Output exactly the lines from the first one down to the line containing "(lmain) at (16,823)", inclusive.

## [MATERIAL PROVIDED]
■ ■ ■ ■

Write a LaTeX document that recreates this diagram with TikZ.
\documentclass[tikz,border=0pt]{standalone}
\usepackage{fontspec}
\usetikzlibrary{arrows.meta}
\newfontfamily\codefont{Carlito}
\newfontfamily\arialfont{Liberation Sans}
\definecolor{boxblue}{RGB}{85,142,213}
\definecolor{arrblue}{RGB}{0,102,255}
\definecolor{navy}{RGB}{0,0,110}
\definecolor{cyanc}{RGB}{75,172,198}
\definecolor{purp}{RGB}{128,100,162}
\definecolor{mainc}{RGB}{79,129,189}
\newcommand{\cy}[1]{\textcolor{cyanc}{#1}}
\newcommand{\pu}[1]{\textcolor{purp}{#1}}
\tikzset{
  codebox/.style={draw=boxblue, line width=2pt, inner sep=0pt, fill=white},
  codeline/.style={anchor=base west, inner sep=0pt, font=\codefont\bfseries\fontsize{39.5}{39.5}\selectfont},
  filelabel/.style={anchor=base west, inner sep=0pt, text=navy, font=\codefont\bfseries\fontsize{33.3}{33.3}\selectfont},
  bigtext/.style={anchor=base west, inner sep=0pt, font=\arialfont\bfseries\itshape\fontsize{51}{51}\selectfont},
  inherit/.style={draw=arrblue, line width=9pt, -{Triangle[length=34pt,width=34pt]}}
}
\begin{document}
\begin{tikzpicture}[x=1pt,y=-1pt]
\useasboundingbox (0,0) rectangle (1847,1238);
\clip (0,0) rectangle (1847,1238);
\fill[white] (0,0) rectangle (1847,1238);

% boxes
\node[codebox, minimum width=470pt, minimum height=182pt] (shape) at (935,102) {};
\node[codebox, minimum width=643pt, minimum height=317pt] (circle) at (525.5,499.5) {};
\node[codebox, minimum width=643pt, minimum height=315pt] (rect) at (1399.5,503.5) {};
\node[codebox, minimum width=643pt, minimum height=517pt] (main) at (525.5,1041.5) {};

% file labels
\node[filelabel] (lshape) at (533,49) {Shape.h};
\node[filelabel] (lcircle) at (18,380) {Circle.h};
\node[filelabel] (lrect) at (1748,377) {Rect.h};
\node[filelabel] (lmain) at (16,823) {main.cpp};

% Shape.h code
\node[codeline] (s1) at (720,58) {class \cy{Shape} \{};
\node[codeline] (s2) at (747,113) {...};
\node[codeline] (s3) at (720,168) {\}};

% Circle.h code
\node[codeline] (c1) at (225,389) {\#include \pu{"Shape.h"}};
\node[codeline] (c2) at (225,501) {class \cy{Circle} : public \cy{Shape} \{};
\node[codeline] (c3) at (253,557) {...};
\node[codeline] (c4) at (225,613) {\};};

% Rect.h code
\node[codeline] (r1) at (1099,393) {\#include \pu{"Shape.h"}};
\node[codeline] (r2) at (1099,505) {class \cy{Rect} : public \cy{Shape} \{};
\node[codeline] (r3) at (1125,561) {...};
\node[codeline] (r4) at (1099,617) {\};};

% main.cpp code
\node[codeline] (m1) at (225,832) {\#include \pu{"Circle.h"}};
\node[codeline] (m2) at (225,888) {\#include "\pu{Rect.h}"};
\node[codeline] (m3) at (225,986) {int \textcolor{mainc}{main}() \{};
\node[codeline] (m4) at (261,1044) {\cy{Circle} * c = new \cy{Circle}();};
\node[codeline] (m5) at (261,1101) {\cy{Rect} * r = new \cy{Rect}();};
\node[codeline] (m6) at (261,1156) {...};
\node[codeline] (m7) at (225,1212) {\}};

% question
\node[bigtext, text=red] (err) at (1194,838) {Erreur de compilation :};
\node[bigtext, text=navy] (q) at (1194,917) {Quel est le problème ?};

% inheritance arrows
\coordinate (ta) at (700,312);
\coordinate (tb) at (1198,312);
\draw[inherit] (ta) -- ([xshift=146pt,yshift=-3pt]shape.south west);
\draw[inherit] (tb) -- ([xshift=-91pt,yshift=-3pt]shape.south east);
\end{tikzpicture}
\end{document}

■ ■ ■ ■

## [EXERCISE OUTPUT]
Write a LaTeX document that recreates this diagram with TikZ.
\documentclass[tikz,border=0pt]{standalone}
\usepackage{fontspec}
\usetikzlibrary{arrows.meta}
\newfontfamily\codefont{Carlito}
\newfontfamily\arialfont{Liberation Sans}
\definecolor{boxblue}{RGB}{85,142,213}
\definecolor{arrblue}{RGB}{0,102,255}
\definecolor{navy}{RGB}{0,0,110}
\definecolor{cyanc}{RGB}{75,172,198}
\definecolor{purp}{RGB}{128,100,162}
\definecolor{mainc}{RGB}{79,129,189}
\newcommand{\cy}[1]{\textcolor{cyanc}{#1}}
\newcommand{\pu}[1]{\textcolor{purp}{#1}}
\tikzset{
  codebox/.style={draw=boxblue, line width=2pt, inner sep=0pt, fill=white},
  codeline/.style={anchor=base west, inner sep=0pt, font=\codefont\bfseries\fontsize{39.5}{39.5}\selectfont},
  filelabel/.style={anchor=base west, inner sep=0pt, text=navy, font=\codefont\bfseries\fontsize{33.3}{33.3}\selectfont},
  bigtext/.style={anchor=base west, inner sep=0pt, font=\arialfont\bfseries\itshape\fontsize{51}{51}\selectfont},
  inherit/.style={draw=arrblue, line width=9pt, -{Triangle[length=34pt,width=34pt]}}
}
\begin{document}
\begin{tikzpicture}[x=1pt,y=-1pt]
\useasboundingbox (0,0) rectangle (1847,1238);
\clip (0,0) rectangle (1847,1238);
\fill[white] (0,0) rectangle (1847,1238);

% boxes
\node[codebox, minimum width=470pt, minimum height=182pt] (shape) at (935,102) {};
\node[codebox, minimum width=643pt, minimum height=317pt] (circle) at (525.5,499.5) {};
\node[codebox, minimum width=643pt, minimum height=315pt] (rect) at (1399.5,503.5) {};
\node[codebox, minimum width=643pt, minimum height=517pt] (main) at (525.5,1041.5) {};

% file labels
\node[filelabel] (lshape) at (533,49) {Shape.h};
\node[filelabel] (lcircle) at (18,380) {Circle.h};
\node[filelabel] (lrect) at (1748,377) {Rect.h};
\node[filelabel] (lmain) at (16,823) {main.cpp};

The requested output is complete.